There is a point of view that grey water is potentially more environmentally harmful than sewage. Black water, after all, is basically organic. But grey water can contain oils, fats, detergents, chemicals and greases, not to mention plastics.

Mark Beavis, Managing Director of ACO Marine, is mindful of the present outcry about plastic waste in the oceans, resulting from David Attenborough’s award-winning Blue Planet documentaries and other shocking depictions in the media of sea creatures rendered helpless by floating plastic and the ‘Great Pacific Garbage Patch’ – a floating island of plastic waste reputed to be twice the size of France.

“Scientific research has shown that even supposedly clean water contains significant amounts of microplastics and nanoplastics. Much of this results from the breakdown of larger plastic items. A lot has its origin in cleaning liquids and pastes, facial scrubs, toothpaste, shampoos and similar products. This is a relatively new phenomenon, but there is a move to ban the use of plastics in such products. Several countries, including the UK, have already prohibited the manufacture of toiletries and cleaning products containing plastic particles,” says Beavis.

“However, the fact remains that there is no international legislation to prevent the discharge of grey water waste into the oceans. Black water is regulated, but grey water is not. Some special areas – like the Baltic - have rules dealing with all types of waste from ships, but these are market-driven, not regulatory, as such.”

Beavis explains that the existing regulation, MEPC 227(64), although entering into force as recently as January 2016, effectively deals only with sewage effluent standards and treatment, and is itself based on outdated 1970s legislation.

“Even the revisions over the years have failed to address the issue of grey water,” he says. “We need to get up to date. The only way we can limit these harmful discharges from ships is by legislation, and this can only be introduced by the IMO with the support of manufacturers.”

He adds that this is not just a commercial initiative by ACO Marine: “All responsible manufacturers of water and waste treatment systems are singing the same song.”

The current media focus is on plastic pollution, but grey water from ships and other sources contains many other elements which can cause untold harm to the marine environment, and which need to be dealt with effectively before the waste water can be discharged. Laundry waste, for examples, contains fibres, which should be filtered out. But another one of oceans greatest enemies, according to Beavis, is grease.

“While MEPC 227(64) lays down requirements to limit the discharge of oils, there are no IMO standards for the separation of grease from galley water,” he says. “To my mind this is an oversight. The industry needs performance standards to work to, so that shipboard wastewater treatment systems can be optimised for effective grease separation.”

Earlier thinking was that simple grease traps would be sufficient. These are traditionally small in-line entrapment boxes with a weir to hold back floating grease and oils. Although they may work in land-based systems, they are still limited in dealing with neutrally buoyant substances, or denser solids which can pass under the discharge barrier. And, despite standards existing for land-based grease separators, there are none applicable to the more challenging application of a moving ship.

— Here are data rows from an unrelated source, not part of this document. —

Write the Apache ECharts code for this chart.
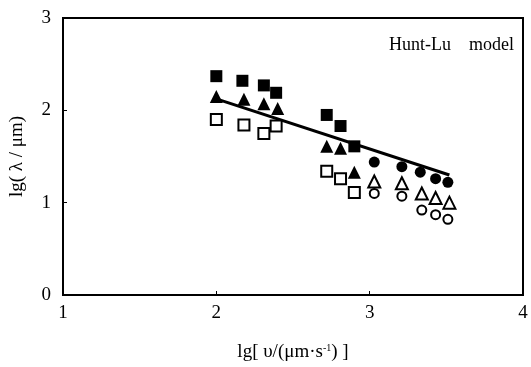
<!DOCTYPE html>
<html>
<head>
<meta charset="utf-8">
<script src="https://cdn.jsdelivr.net/npm/echarts@6/dist/echarts.min.js"></script>
<style>
  html, body { margin: 0; padding: 0; background: #fff; }
  #chart { width: 531px; height: 367px; }
</style>
</head>
<body>
<div id="chart"></div>
<script>
// points, [lg v, lg lambda]
const filledSquares = [[2.00, 2.37], [2.17, 2.32], [2.31, 2.27], [2.39, 2.19], [2.72, 1.95], [2.81, 1.83], [2.90, 1.61]];
const filledTriangles = [[2.00, 2.15], [2.18, 2.12], [2.31, 2.07], [2.40, 2.02], [2.72, 1.61], [2.81, 1.59], [2.90, 1.33]];
const openSquares = [[2.00, 1.90], [2.18, 1.84], [2.31, 1.75], [2.39, 1.83], [2.72, 1.34], [2.81, 1.26], [2.90, 1.11]];
const filledCircles = [[3.03, 1.44], [3.21, 1.39], [3.33, 1.33], [3.43, 1.26], [3.51, 1.22]];
const openTriangles = [[3.03, 1.23], [3.21, 1.21], [3.34, 1.10], [3.43, 1.05], [3.52, 1.00]];
const openCircles = [[3.03, 1.10], [3.21, 1.07], [3.34, 0.92], [3.43, 0.87], [3.51, 0.82]];
// Hunt-Lu model fit line
const modelLine = [[1.99, 2.13], [3.52, 1.30]];

const serif = "'Liberation Serif', 'DejaVu Serif', serif";

function filled(symbol, size, data) {
  return {
    type: "scatter", symbol, symbolSize: size, data,
    itemStyle: { color: "#000", opacity: 1 }, z: 3,
  };
}

function hollow(symbol, size, data) {
  return {
    type: "scatter", symbol, symbolSize: size, data,
    itemStyle: { color: "#fff", borderColor: "#000", borderWidth: 2, opacity: 1 }, z: 3,
  };
}

const chart = echarts.init(document.getElementById("chart"));
chart.setOption({
  animation: false,
  title: {
    text: "Hunt-Lu    model",
    left: 384, top: 31,
    textStyle: { fontFamily: serif, fontSize: 18, fontWeight: "normal", color: "#000" },
  },
  grid: {
    left: 62, right: 8, top: 18, bottom: 72,
    show: true, borderColor: "#000", borderWidth: 2, backgroundColor: "transparent",
  },
  xAxis: {
    type: "value", min: 1, max: 4, interval: 1,
    name: "lg[ υ/(μm·s{sup|-1}) ]",
    nameLocation: "middle", nameGap: 48,
    nameTextStyle: {
      fontFamily: serif, fontSize: 19, color: "#000",
      rich: { sup: { fontFamily: serif, fontSize: 10, verticalAlign: "top", padding: [0, 0, 8, 0] } },
    },
    axisLine: { lineStyle: { color: "#000", width: 2 } },
    axisTick: { inside: true, length: 4, lineStyle: { color: "#000" } },
    axisLabel: { fontFamily: serif, fontSize: 19, color: "#000", margin: 9 },
    splitLine: { show: false },
  },
  yAxis: {
    type: "value", min: 0, max: 3, interval: 1,
    name: "lg( λ / μm)",
    nameLocation: "middle", nameGap: 36, nameRotate: 90,
    nameTextStyle: { fontFamily: serif, fontSize: 19, color: "#000" },
    axisLine: { lineStyle: { color: "#000", width: 2 } },
    axisTick: { inside: true, length: 4, lineStyle: { color: "#000" } },
    axisLabel: { fontFamily: serif, fontSize: 19, color: "#000", margin: 12 },
    splitLine: { show: false },
  },
  series: [
    {
      type: "line", data: modelLine, symbol: "none",
      lineStyle: { color: "#000", width: 3 }, z: 2,
    },
    filled("rect", 12, filledSquares),
    filled("triangle", 13, filledTriangles),
    hollow("rect", 11, openSquares),
    filled("circle", 11, filledCircles),
    hollow("triangle", 12, openTriangles),
    hollow("circle", 9, openCircles),
  ],
});
</script>
</body>
</html>
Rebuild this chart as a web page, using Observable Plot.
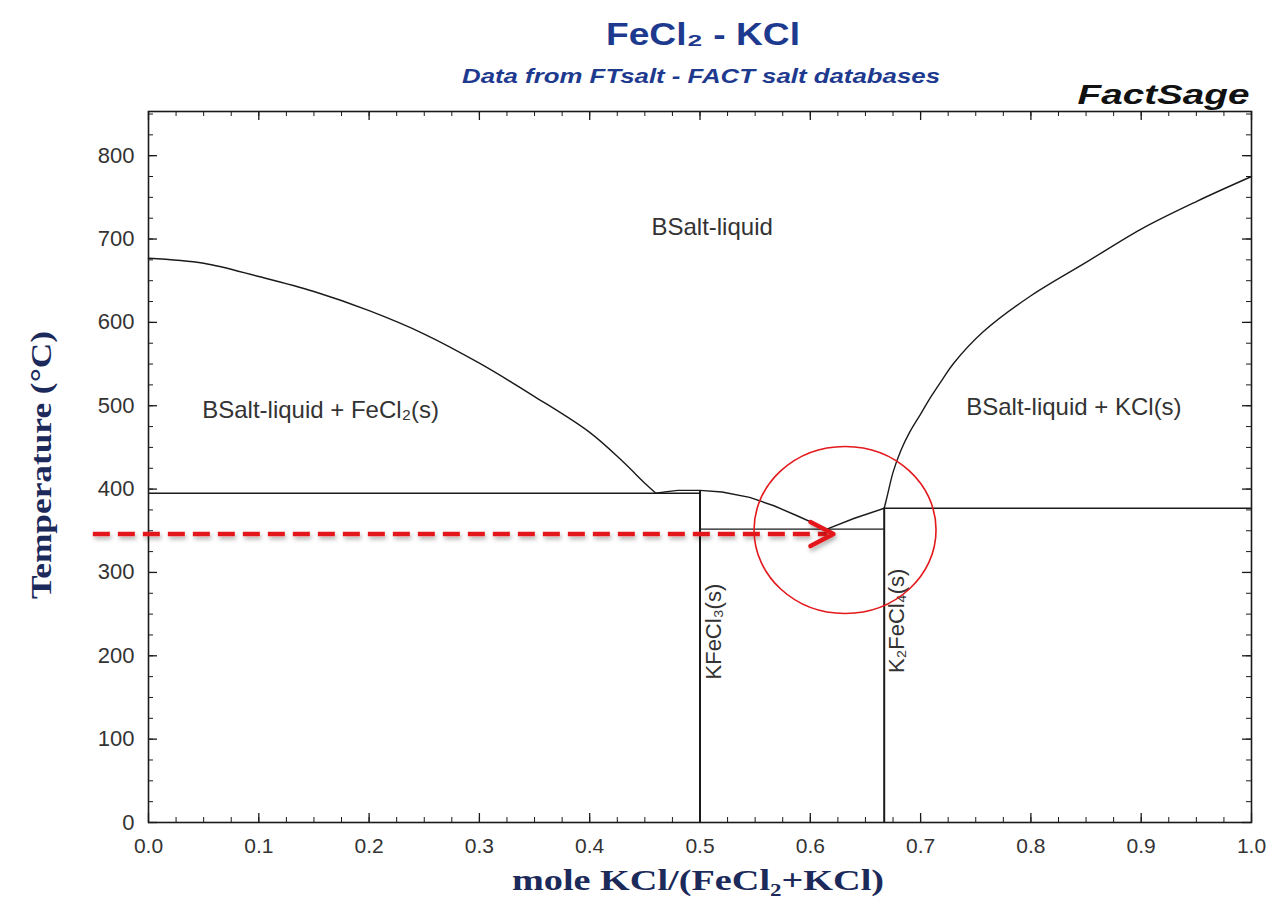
<!DOCTYPE html>
<html>
<head>
<meta charset="utf-8">
<script src="https://cdn.jsdelivr.net/npm/d3@7"></script>
<script src="https://cdn.jsdelivr.net/npm/@observablehq/plot@0.6"></script>
<style>
  html, body { margin: 0; padding: 0; background: #fff; }
  #chart svg { display: block; }
</style>
</head>
<body>
<div id="chart"></div>
<script>
// ---------- data ----------
const titleText = "FeCl\u2082 - KCl";
const subtitleText = "Data from FTsalt - FACT salt databases";
const brandText = "FactSage";
const xLabel = "mole KCl/(FeCl\u2082+KCl)";
const yLabel = "Temperature (\u00B0C)";

const xTicks = [0, 0.1, 0.2, 0.3, 0.4, 0.5, 0.6, 0.7, 0.8, 0.9, 1.0];
const yTicks = [0, 100, 200, 300, 400, 500, 600, 700, 800];
const xMinorTicks = d3.range(0, 1.0001, 0.025);
const yMinorTicks = d3.range(0, 851, 25);

// FeCl2 liquidus
const feCl2LiqX = [0, 0.05, 0.1, 0.15, 0.2, 0.25, 0.3, 0.35, 0.4, 0.43, 0.45, 0.46];
const feCl2LiqT = [677, 671, 655, 637, 614, 586, 551, 511, 468, 433, 407, 395];
// KFeCl3 liquidus
const kFeCl3LiqX = [0.46, 0.47, 0.48, 0.50, 0.52, 0.545, 0.567, 0.588, 0.615];
const kFeCl3LiqT = [395, 397, 398.5, 398.5, 396.5, 390, 380, 368, 352];
// K2FeCl4 liquidus
const k2FeCl4LiqX = [0.615, 0.64, 0.667];
const k2FeCl4LiqT = [352, 365, 377];
// KCl liquidus
const kclLiqX = [0.667, 0.670, 0.675, 0.682, 0.690, 0.700, 0.710, 0.720, 0.730, 0.757, 0.8, 0.85, 0.9, 0.95, 1.0];
const kclLiqT = [377, 393, 420, 446, 468, 490, 512, 532, 551, 589, 632, 672, 712, 745, 775];

// invariant (horizontal) lines
const invX1 = [0, 0.5, 0.667];
const invX2 = [0.5, 0.667, 1.0];
const invT  = [395, 352, 377];

// compound (vertical) lines
const compX = [0.5, 0.667];
const compTop = [398, 377];

// phase region labels
const phaseNames = ["BSalt-liquid", "BSalt-liquid + FeCl\u2082(s)", "BSalt-liquid + KCl(s)"];
const phaseX = [0.511, 0.156, 0.839];
const phaseT = [714, 494, 498];

const compoundNames = ["KFeCl\u2083(s)", "K\u2082FeCl\u2084(s)"];
const compoundLabelX = [0.513, 0.679];
const compoundLabelT = [229, 242];

// red annotation
const arrowStartX = -0.05;
const arrowEndX = 0.616;
const arrowTipX = 0.621;
const arrowT = 346;
const circleX = [0.6315];
const circleT = [351];

// ---------- helpers ----------
const zip = (xs, ts) => xs.map((x, i) => ({x, t: ts[i]}));
const W = 1284, H = 912, mL = 148, mR = 33, mT = 111, mB = 90;
const plotW = W - mL - mR, plotH = H - mT - mB;

const blue = "#1e3a8f";
const navy = "#1b2a5a";
const lineCol = "#1a1a1a";
const red = "#e3191c";

const ellipseSymbol = (rx, ry) => ({
  draw(ctx) {
    const k = 0.5523;
    ctx.moveTo(rx, 0);
    ctx.bezierCurveTo(rx, ry * k, rx * k, ry, 0, ry);
    ctx.bezierCurveTo(-rx * k, ry, -rx, ry * k, -rx, 0);
    ctx.bezierCurveTo(-rx, -ry * k, -rx * k, -ry, 0, -ry);
    ctx.bezierCurveTo(rx * k, -ry, rx, -ry * k, rx, 0);
    ctx.closePath();
  }
});
const chevronSymbol = (depth, half) => ({
  draw(ctx) {
    ctx.moveTo(-depth, -half);
    ctx.lineTo(0, 0);
    ctx.lineTo(-depth, half);
  }
});

const invariants = invX1.map((x1, i) => ({x1, x2: invX2[i], t: invT[i]}));
const compounds = compX.map((x, i) => ({x, top: compTop[i]}));
const phases = phaseNames.map((label, i) => ({label, x: phaseX[i], t: phaseT[i]}));
const compLabels = compoundNames.map((label, i) => ({label, x: compoundLabelX[i], t: compoundLabelT[i]}));

const sans = "Liberation Sans, Arial, Helvetica, sans-serif";
const serif = "Liberation Serif, Times New Roman, serif";

const chart = Plot.plot({
  width: W,
  height: H,
  marginLeft: mL,
  marginRight: mR,
  marginTop: mT,
  marginBottom: mB,
  style: {fontFamily: sans, background: "#fff"},
  x: {domain: [0, 1], label: null},
  y: {domain: [0, 853], label: null},
  marks: [
    // tick labels
    Plot.axisX(xTicks, {anchor: "bottom", tickSize: 0, tickPadding: 16, tickFormat: d3.format(".1f"),
      fontSize: 21, fill: "#333", label: null, fontFamily: sans}),
    Plot.axisY(yTicks, {anchor: "left", tickSize: 0, tickPadding: 14, tickFormat: d3.format("d"),
      fontSize: 22, fill: "#333", label: null, fontFamily: sans}),
    // inward ticks, all four sides
    Plot.tickX(xMinorTicks, {x: d => d, insetTop: plotH - 5, stroke: lineCol, strokeWidth: 1}),
    Plot.tickX(xTicks, {x: d => d, insetTop: plotH - 9, stroke: lineCol, strokeWidth: 1.3}),
    Plot.tickX(xMinorTicks, {x: d => d, insetBottom: plotH - 5, stroke: lineCol, strokeWidth: 1}),
    Plot.tickX(xTicks, {x: d => d, insetBottom: plotH - 9, stroke: lineCol, strokeWidth: 1.3}),
    Plot.tickY(yMinorTicks, {y: d => d, insetRight: plotW - 5, stroke: lineCol, strokeWidth: 1}),
    Plot.tickY(yTicks, {y: d => d, insetRight: plotW - 9, stroke: lineCol, strokeWidth: 1.3}),
    Plot.tickY(yMinorTicks, {y: d => d, insetLeft: plotW - 5, stroke: lineCol, strokeWidth: 1}),
    Plot.tickY(yTicks, {y: d => d, insetLeft: plotW - 9, stroke: lineCol, strokeWidth: 1.3}),
    Plot.frame({stroke: lineCol, strokeWidth: 1.6}),

    // phase boundaries
    Plot.line(zip(feCl2LiqX, feCl2LiqT), {x: "x", y: "t", stroke: lineCol, strokeWidth: 1.4, curve: "catmull-rom"}),
    Plot.line(zip(kFeCl3LiqX, kFeCl3LiqT), {x: "x", y: "t", stroke: lineCol, strokeWidth: 1.4}),
    Plot.line(zip(k2FeCl4LiqX, k2FeCl4LiqT), {x: "x", y: "t", stroke: lineCol, strokeWidth: 1.4}),
    Plot.line(zip(kclLiqX, kclLiqT), {x: "x", y: "t", stroke: lineCol, strokeWidth: 1.4, curve: "catmull-rom"}),
    Plot.ruleY(invariants, {y: "t", x1: "x1", x2: "x2", stroke: lineCol, strokeWidth: 1.4}),
    Plot.ruleX(compounds, {x: "x", y1: 0, y2: "top", stroke: lineCol, strokeWidth: 2}),

    // labels
    Plot.text(phases, {x: "x", y: "t", text: "label", fontSize: 24, fill: "#333", fontFamily: sans}),
    Plot.text(compLabels, {x: "x", y: "t", text: "label", rotate: -90, fontSize: 22, fill: "#333", fontFamily: sans}),

    // red annotation
    Plot.ruleY([arrowT], {x1: arrowStartX, x2: arrowEndX, stroke: red, strokeWidth: 4.5,
      strokeDasharray: "17,8", className: "red-dash"}),
    Plot.dot([{x: arrowTipX, t: arrowT}], {x: "x", y: "t", symbol: chevronSymbol(23, 12), fill: "none",
      stroke: red, strokeWidth: 4.5, strokeLinecap: "round", strokeLinejoin: "round", className: "red-head"}),
    Plot.dot(zip(circleX, circleT), {x: "x", y: "t", symbol: ellipseSymbol(91, 83.5), fill: "none",
      stroke: red, strokeWidth: 1.6}),

    // titles & axis labels
    Plot.text([titleText], {frameAnchor: "top", dx: 3, dy: -89, fontSize: 31, fontWeight: "bold",
      fill: blue, fontFamily: sans, className: "t-title"}),
    Plot.text([subtitleText], {frameAnchor: "top", dx: 1, dy: -43, fontSize: 20, fontWeight: "bold",
      fontStyle: "italic", fill: blue, fontFamily: sans, className: "t-subtitle"}),
    Plot.text([brandText], {frameAnchor: "top-right", textAnchor: "end", dx: -2, dy: -27, fontSize: 27,
      fontWeight: "bold", fontStyle: "italic", fill: "#111", fontFamily: sans, className: "t-brand"}),
    Plot.text([yLabel], {frameAnchor: "left", textAnchor: "middle", rotate: -90, dx: -107, dy: -2, fontSize: 29,
      fontWeight: "bold", fill: navy, fontFamily: serif, className: "t-ylabel"}),
    Plot.text([xLabel], {frameAnchor: "bottom", dx: -2, dy: 67, fontSize: 29,
      fontWeight: "bold", fill: navy, fontFamily: serif, className: "t-xlabel"})
  ]
});

// stretch a few texts horizontally to match the reference's wide lettering
const svg = d3.select(chart);
const stretch = (cls, len) => svg.selectAll(`.${cls} text, text.${cls}`)
  .attr("textLength", len).attr("lengthAdjust", "spacingAndGlyphs");
stretch("t-title", 194);
stretch("t-subtitle", 478);
stretch("t-brand", 172);
stretch("t-ylabel", 268);
stretch("t-xlabel", 372);

// soft drop shadow under the red arrow, as in the reference
const defs = svg.append("defs");
defs.append("filter").attr("id", "redShadow").attr("filterUnits", "userSpaceOnUse")
  .attr("x", 0).attr("y", 0).attr("width", W).attr("height", H)
  .append("feDropShadow").attr("dx", 1.5).attr("dy", 3).attr("stdDeviation", 2)
  .attr("flood-color", "#000").attr("flood-opacity", 0.3);
svg.selectAll(".red-dash, .red-head").attr("filter", "url(#redShadow)");

document.getElementById("chart").appendChild(chart);
</script>
</body>
</html>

“In the current absence of any performance standards, responsible manufacturers need, as a minimum, to match or exceed the land-based standards,” says Beavis. “These are covered in DIN V4040-2/99, and rated at EN1825, or better still at EN1825+. These ratings define limits for lipoid content of any discharge from the separator.”

But such grease traps require opening, emptying and cleaning, often on a daily basis, a task which is often not undertaken frequently enough, if at all. “The only viable solution is to fit fully-enclosed self-cleaning grease separation technology which can be maintained by ships’ engineers in the same manner as other machinery,” adds Beavis.